Regular Expressions Definition :

A regular expression is a sequence of characters that defines a search pattern. It's a versatile tool for string manipulation and pattern matching. Regular expressions can be simple, like searching for a specific word, or complex, like matching intricate patterns in text.



Regular Expression Basics :

Python's 're' module provides the tools to work with regular expressions. Let's start with some fundamental concepts:

  • Raw Strings :
    Regular expressions often contain backslashes, which are escape characters in Python. To avoid conflicts, use raw strings (prefixed with r) to define regular expressions.

    Example:
                        
                          
                            pattern = r"\d+"  # Matches one or more digits
                          
                        
                      

  • Metacharacters :
    Regular expressions include metacharacters like '.', '*', '+', '?', '[]', '()', etc. These characters have special meanings and are used to define patterns.

  • Character Classes :
    Square brackets '[]' define character classes, allowing you to match any character within the brackets.

    Example:
                        
                          
                            pattern = r"[aeiou]"  # Matches any vowel
                          
                        
                      

  • Quantifiers :
    Quantifiers define how many times a pattern should repeat.

    Example:
                        
                          
                            pattern = r"\d{3}-\d{2}-\d{4}"  # Matches a social security number pattern like 123-45-6789
                          
                        
                      

  • Anchors :
    Anchors '^' and '$' mark the start and end of a line respectively.

    Example:
                        
                          
                            pattern = r"^Hello"  # Matches lines that start with "Hello"
                          
                        
                      



Using the 're' Module :

Python's 're' module provides functions to work with regular expressions. Some common functions include:

  • 're.search(pattern, string)' :
    Searches the string for the first occurrence of the pattern and returns a match object.

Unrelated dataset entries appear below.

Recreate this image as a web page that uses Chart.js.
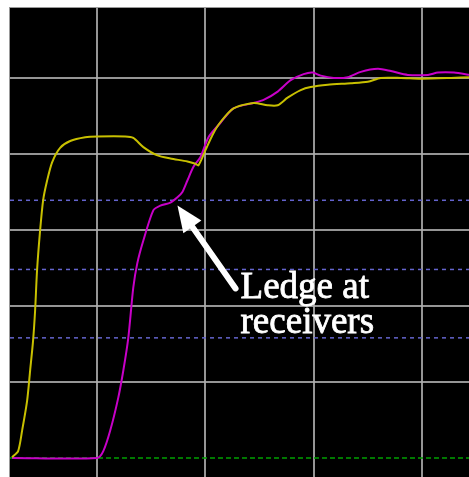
<!DOCTYPE html>
<html>
<head>
<meta charset="utf-8">
<script src="https://cdn.jsdelivr.net/npm/chart.js@4"></script>
<style>
    html, body { margin: 0; padding: 0; background: #fff; }
    #wrap {
        position: absolute; left: 9px; top: 7px;
        border-left: 1px solid #999; border-top: 1px solid #999;
        width: 460px; height: 470px;
    }
    #scope { display: block; background: #000; }
</style>
</head>
<body>
<div id="wrap"><canvas id="scope" width="460" height="470"></canvas></div>
<script>
// time in screen divisions, voltage in vertical divisions
const yellowTime = [0.213, 0.269, 0.306, 0.352, 0.380, 0.407, 0.426, 0.444, 0.472, 0.500, 0.537, 0.583, 0.657, 0.750, 0.889, 1.000, 1.259, 1.333, 1.426, 1.556, 1.676, 1.833, 1.907, 1.935, 2.000, 2.065, 2.139, 2.259, 2.444, 2.574, 2.667, 2.759, 2.880, 2.972, 3.130, 3.343, 3.500, 3.620, 3.806, 3.991, 4.269, 4.444];
const yellowVolt = [0.01, 0.09, 0.36, 0.75, 1.15, 1.54, 1.94, 2.47, 2.99, 3.39, 3.65, 3.89, 4.08, 4.17, 4.22, 4.23, 4.23, 4.21, 4.09, 3.98, 3.94, 3.90, 3.87, 3.85, 4.05, 4.25, 4.42, 4.60, 4.67, 4.64, 4.64, 4.74, 4.84, 4.88, 4.91, 4.93, 4.95, 5.00, 5.00, 4.99, 5.00, 5.01];

const magentaTime = [0.213, 1.000, 1.056, 1.120, 1.194, 1.241, 1.287, 1.333, 1.370, 1.426, 1.519, 1.583, 1.676, 1.741, 1.787, 1.833, 1.889, 1.954, 2.028, 2.139, 2.259, 2.444, 2.537, 2.667, 2.787, 2.907, 2.991, 3.065, 3.185, 3.315, 3.435, 3.593, 3.713, 3.870, 4.056, 4.148, 4.296, 4.444];
const magentaVolt = [0, 0, 0.09, 0.36, 0.79, 1.15, 1.58, 2.24, 2.56, 2.86, 3.26, 3.32, 3.36, 3.43, 3.50, 3.65, 3.83, 3.96, 4.22, 4.41, 4.60, 4.67, 4.71, 4.82, 4.97, 5.05, 5.07, 5.03, 5.00, 5.01, 5.08, 5.12, 5.09, 5.04, 5.04, 5.07, 5.07, 5.04];

const thresholdLevels = [3.39, 2.48, 1.58];
const groundLevel = 0;

const xGrid = [1, 2, 3, 4];
const yGrid = [1, 2, 3, 4, 5];
const xMin = 0.194, xMax = 4.444;
const yMin = -0.264, yMax = 5.92;

const noteLines = ['Ledge at', 'receivers'];

function pairs(xs, ys) {
    return xs.map((x, i) => ({ x: x, y: ys[i] }));
}

function hline(level, color, dash) {
    return {
        data: [{ x: xMin, y: level }, { x: xMax, y: level }],
        borderColor: color,
        borderWidth: 1.5,
        borderDash: dash,
        pointRadius: 0,
        order: 5
    };
}

const annotation = {
    id: 'annotation',
    afterDatasetsDraw(chart) {
        const ctx = chart.ctx;
        const xs = chart.scales.x, ys = chart.scales.y;
        // arrow from the label up to the ledge
        const tipX = xs.getPixelForValue(1.741), tipY = ys.getPixelForValue(3.32);
        const tailX = xs.getPixelForValue(2.278), tailY = ys.getPixelForValue(2.23);
        const ang = Math.atan2(tailY - tipY, tailX - tipX);
        const headLen = 26, headHalf = 11;
        const bx = tipX + Math.cos(ang) * headLen, by = tipY + Math.sin(ang) * headLen;
        ctx.save();
        ctx.strokeStyle = '#fff';
        ctx.fillStyle = '#fff';
        ctx.lineWidth = 6;
        ctx.lineCap = 'round';
        ctx.beginPath();
        ctx.moveTo(bx, by);
        ctx.lineTo(tailX, tailY);
        ctx.stroke();
        ctx.beginPath();
        ctx.moveTo(tipX, tipY);
        ctx.lineTo(bx - Math.sin(ang) * headHalf, by + Math.cos(ang) * headHalf);
        ctx.lineTo(bx + Math.sin(ang) * headHalf, by - Math.cos(ang) * headHalf);
        ctx.closePath();
        ctx.fill();

        ctx.font = '37px "Liberation Serif", "Times New Roman", serif';
        ctx.textBaseline = 'alphabetic';
        ctx.lineWidth = 0.8;
        const textX = xs.getPixelForValue(2.324);
        noteLines.forEach((line, i) => {
            const ty = ys.getPixelForValue(i === 0 ? 2.10 : 1.64);
            ctx.fillText(line, textX, ty);
            ctx.strokeText(line, textX, ty);
        });
        ctx.restore();
    }
};

const ctx = document.getElementById('scope').getContext('2d');
const scopeChart = new Chart(ctx, {
    type: 'line',
    data: {
        datasets: [
            {
                label: 'Driver',
                data: pairs(yellowTime, yellowVolt),
                borderColor: 'rgb(200, 192, 0)',
                borderWidth: 2,
                pointRadius: 0,
                tension: 0.25,
                order: 1
            },
            {
                label: 'Receiver',
                data: pairs(magentaTime, magentaVolt),
                borderColor: 'rgb(200, 0, 200)',
                borderWidth: 2,
                pointRadius: 0,
                tension: 0.25,
                order: 2
            },
            ...thresholdLevels.map(v => hline(v, 'rgb(100, 100, 205)', [4, 4])),
            hline(groundLevel, 'rgb(0, 160, 0)', [5, 3])
        ]
    },
    options: {
        responsive: false,
        animation: false,
        layout: { padding: 0 },
        plugins: {
            legend: { display: false },
            tooltip: { enabled: false }
        },
        scales: {
            x: {
                type: 'linear',
                min: xMin,
                max: xMax,
                afterBuildTicks: axis => { axis.ticks = xGrid.map(v => ({ value: v })); },
                ticks: { display: false },
                grid: { color: 'rgba(175, 175, 175, 0.85)', lineWidth: 2, drawTicks: false },
                border: { display: false }
            },
            y: {
                type: 'linear',
                min: yMin,
                max: yMax,
                afterBuildTicks: axis => { axis.ticks = yGrid.map(v => ({ value: v })); },
                ticks: { display: false },
                grid: { color: 'rgba(175, 175, 175, 0.85)', lineWidth: 2, drawTicks: false },
                border: { display: false }
            }
        }
    },
    plugins: [annotation]
});
</script>
</body>
</html>
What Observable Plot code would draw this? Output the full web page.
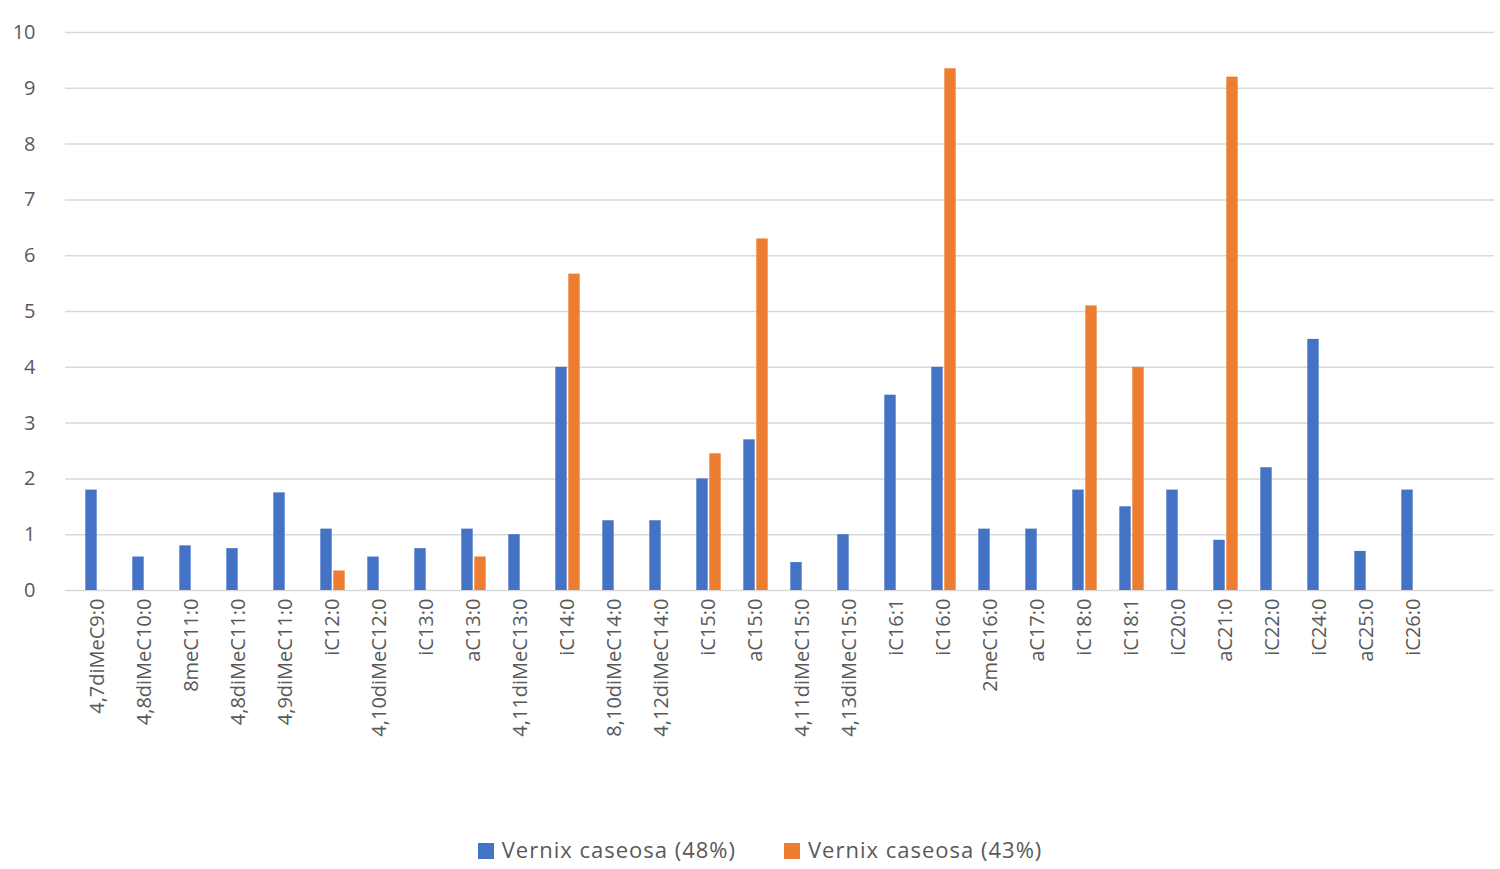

  • 're.match(pattern, string)' :
    Searches for the pattern only at the beginning of the string.

  • 're.findall(pattern, string)' :
    Returns a list of all occurrences of the pattern in the string.

  • 're.finditer(pattern, string)' :
    Returns an iterator yielding match objects for all occurrences.

  • 're.sub(pattern, replacement, string)' :
    Substitutes occurrences of the pattern with the replacement string.

Examples:

                
                  
                    import re
	
                    pattern = r"\d+"
                    text = "I have 123 apples and 456 oranges."
                    matches = re.findall(pattern, text)
                    print(matches)  # Output: ['123', '456']
                  
                
              



Advanced Regular Expressions :

Regular expressions can be complex and involve advanced techniques:

  • Grouping and Capturing :
    Parentheses () can be used for grouping and capturing portions of a match.

    Example:
                        
                          
                            pattern = r"(\d{3})-(\d{2})-(\d{4})"
                            text = "My SSN is 123-45-6789."
                            match = re.search(pattern, text)
                            print(match.group(0))  # Output: '123-45-6789'
                            print(match.group(1))  # Output: '123'
                            print(match.group(2))  # Output: '45'
                            print(match.group(3))  # Output: '6789'
                          
                        
                      

  • Modifiers :
    Flags like re.IGNORECASE can be used to perform case-insensitive searches.

  • Lookahead and Lookbehind :
    These assertions allow you to match patterns that are followed by or preceded by certain other patterns, without including them in the match.

    Example:
                        
                          
                            pattern = r"\w+(?=\sPython)"  # Matches words followed by " Python"
                            text = "I love Python programming."
                            matches = re.findall(pattern, text)
                            print(matches)  # Output: ['love']
                          
                        
                      



Practical Applications of Regular Expressions :

Regular expressions find application in various domains:

  • Data Validation : Use regular expressions to validate inputs like emails, phone numbers, and passwords.

  • Text Parsing : Parse log files, extract relevant information, and transform text data.

  • Web Scraping : Extract data from websites using regular expressions to locate patterns.

  • Text Replacement : Perform text transformations like formatting and reformatting.

  • Lexical Analysis : Used in compilers and interpreters for tokenization.



Using 're' with Complex Patterns :

For complex patterns, it's often helpful to write the regular expression in verbose mode, which allows us to add comments and whitespace without affecting the pattern.

Example:

                
                  
                    pattern = r"""
                      \d{3}     # Three digits
                      -         # Dash
                      \d{2}     # Two digits
                      -         # Dash
                      \d{4}     # Four digits
                    """
                  
                
              



Regular Expressions Best Practices :

  • Keep patterns simple whenever possible for better readability.

  • Use raw strings for regular expressions.

  • Use comments and whitespace in verbose mode to make patterns more understandable.

  • Test patterns thoroughly using various test cases.